How to foster social change through modern art and storytelling? The answer is Manifesta 14. This year, the European Nomadic Biennial lands in Prishtina, Kosovo. Its main challenge is to boost social change through contemporary culture and to reimagine the future of Kosovo that has been blurred since the war. From breathtaking views of the anti-utopian Palace of Youth and Sports to enlightenment during alter-ego and body-extension performances. The Prishtina experience will probably be imprinted with a long-lasting impact beyond its borders.

 

Manifesta, the European Nomadic Biennial, alters the unique location every two years. Founded in the early 1990s, it investigates the relation between art and society and stimulates intercultural dialogues, which has been core to all its editions.
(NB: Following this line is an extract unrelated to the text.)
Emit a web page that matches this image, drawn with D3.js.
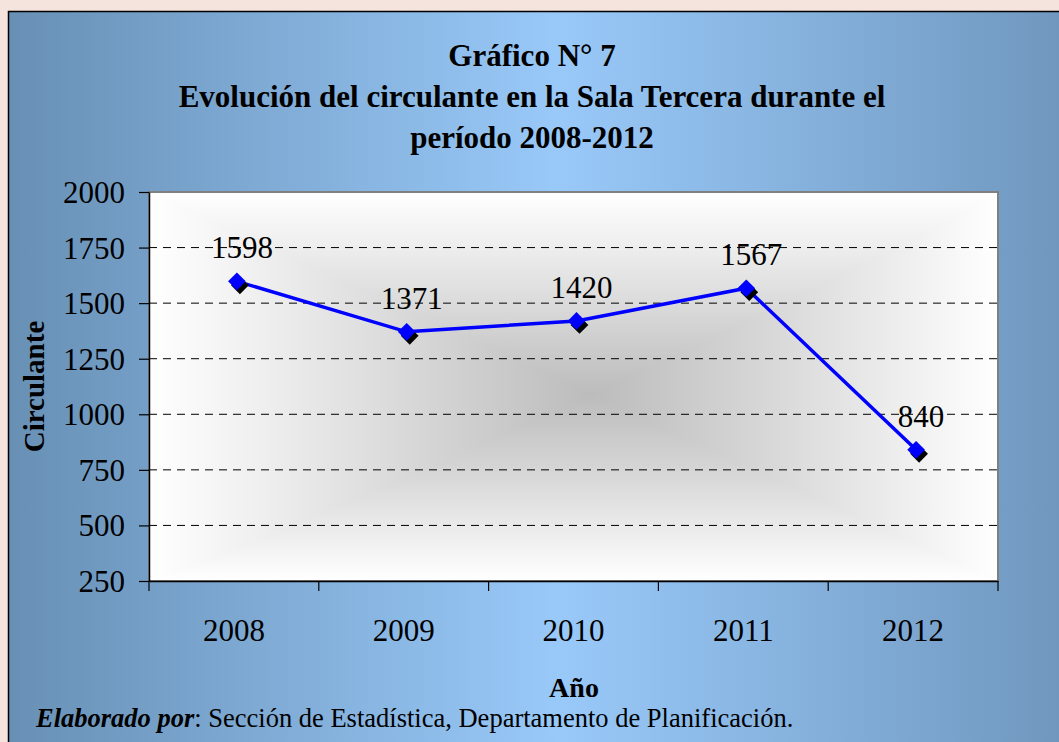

The Manifesta 14 program kicked off in Prishtina on the 22nd of July and runs until the 30th of October 2022, featuring over 100 participants from over 30 countries.

 

©️ Manifesta 14 Prishtina, Leart Rama

 

Many of the works use the political and social tensions in the Western Balkans as a contextual backdrop. Local and regional artists, who account for more than half of the exhibitors, are the focus of the itinerant biennial. Manifesta 14 puts exhibitions, performances and urban interventions in a cultural, political and public spotlight. Across 25 different fabulous venues – from The Great Hammam to Partisan Martyrs’ Cemetery Monument– Manifesta 14 is taking over Prishtina with a 100-day program.

 

© Ugo Rondinone. Photo © Manifesta 14 Prishtina, Ivan Erofeev

 

“It’s not about putting installations in the city and hanging paintings,” says Manifesta’s founder and director Ms. Fijen.

 

Photo © Manifesta 14 Prishtina, Atdhe Mulla

 

With the aim of empowering citizens, the Biennial has evolved into a multifaceted and inclusive tool for civic engagement projects. As following NATO’s bombing of Yugoslavia in 1999 and Kosovo’s declaration of independence from Serbia in 2008, the young country has long been at the center of fiercely competing for historical narratives regarding sovereignty. Thus such a proactive cultural institution development will shed light on a social environment that is in the urge of more recognition and awareness.

 

Grand Hotel Prishtina © Manifesta 14 Prishtina, Atdhe Mulla

 

Manifesta openly tackles Kosovo’s relationship with Europe. Manifesta 14 Prishtina seeks to not only highlight overlooked talents in the region, but also to create new networks for other cultural groups via the collaboration of foreign and local artists and tourists. The team strives to develop and sustain cultural discussions and social debates – to open up the rest of Europe and the world to Kosovo and vice versa.

 

©Natasha Nedelkova. Photo © Manifesta 14 Prishtina, Majlinda Hoxha

 

As the Biennial is focused on alternative methods of urban and artistic interventions, an integral part consists of five Mediated Tours, which encourage visitors to discover more about Prishtina, revealing the stories of the venues. ‘The Grand Scheme of Things,’ is an exhibition located on seven floors of the Grand Hotel Pristina. Taking narratives from Kosovo, each floor has a different theme— from migration to water, translating into immersive installations, sculptures and photographs.

 

©PykëPresje. Photo © Manifesta 14 Prishtina, Ivan Erofeev

 

At the Palace of Youth and Sports, Korean artist Lee Bul’s blimp, Willing to Be Vulnerable – Metalized Balloon V4 (2015–20), explores the intoxication and pitfalls of utopian thought in various historical contexts using the airship. Located in the icon of Yugoslavian socialist architecture, the brutalist concrete building surrounded by cars parked in the burnt-out sports arena below, the balloon calls us to contemplate what we can learn from the past’s dreams and what it might mean for the future.

 

©Lee Bul. Photo-©Manifesta 14 Prishtina, Ivan-Erofeev.

 

Many venues are dedicated to single-artist and site-specific installations. The city recently repurchased the fifteenth-century Great Hamam, an important cultural heritage that had been privatized for a long time. Chiharu Shiota, a Japanese artist working in Berlin, has created an elaborate web of red yarn that occupies what was formerly the main steam-bath area. Handwritten family stories collected from Kosovars are weaved into the net of threads, exploring things that link us together.

 

©Chiharu Shiota, Photo ©Manifesta 14 Prishtina, Majlinda Hoxha.

 

By bringing together these two powerful pillars, the artistic and the urban, Manifesta 14 creates a multidisciplinary blast. The essence of each Manifesta shaped by the host city rethinks the concept of public space and sparks additional debates as an entrance point for two or more years of rigorous research, which leaves a crucial trail behind.